Peri Reed is trying to lie low and live a life off the grid. After discovering in The Drafter that the life she’d been leading was fabricated, Peri is in hiding from Bill, her ex Opti handler. Unfortunately, Bill has other plans for her. A drug has been created that would return all of the memories she’d lost. The catch is that she’d be hooked, and Bill could control her by providing her with the drug, Evocane. Her choice between re-discovering herself and becoming, essentially, a crack addict was actually a difficult one. The Operator explores her relationship with the man she once loved but forgot, the man she loved who betrayed her and the boss she’d like to kill. With a couple other psychopaths thrown into the game. The Operator explored a bit more of Peri’s background. Silas, the man she loved and had wiped from her memory, is no longer content to watch things happen from the sidelines. In my opinion, he’s a big part of the success of this story.
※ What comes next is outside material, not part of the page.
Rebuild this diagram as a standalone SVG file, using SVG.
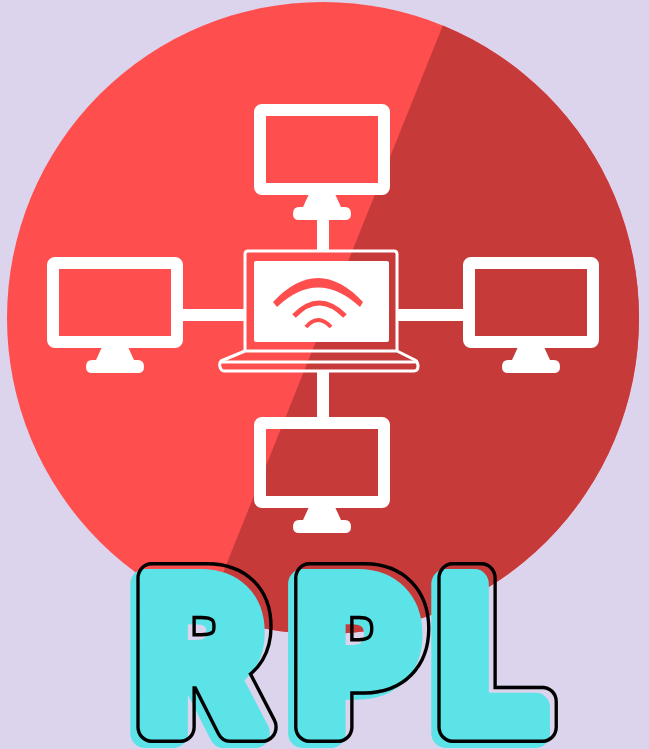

Without Silas, Peri would just be a caricature, an empty humanoid shell. The fact that she wants to remember their previous life together gives her the strength to fight for her freedom, and someone we can identify with and root for. Kim Harrison is the author of one of my favorite series (The Hollows) and I can’t help but compare Peri to that series female protagonist, Rachel Morgan. Peri and Rachel have a couple of things in common. They both have an inordinate amount of talent, they are a bit insecure, and their conscious comes in the form of a sidekick (Peri’s a hallucination of her ex partner and Rachel’s a pixie named Jenks). They both have a lot of honor, even though they may use bad judgement and extraordinary means to deliver the right outcome. When I pick up a book in either of their series, I know I am in for a wild ride. The Operator was definitely that!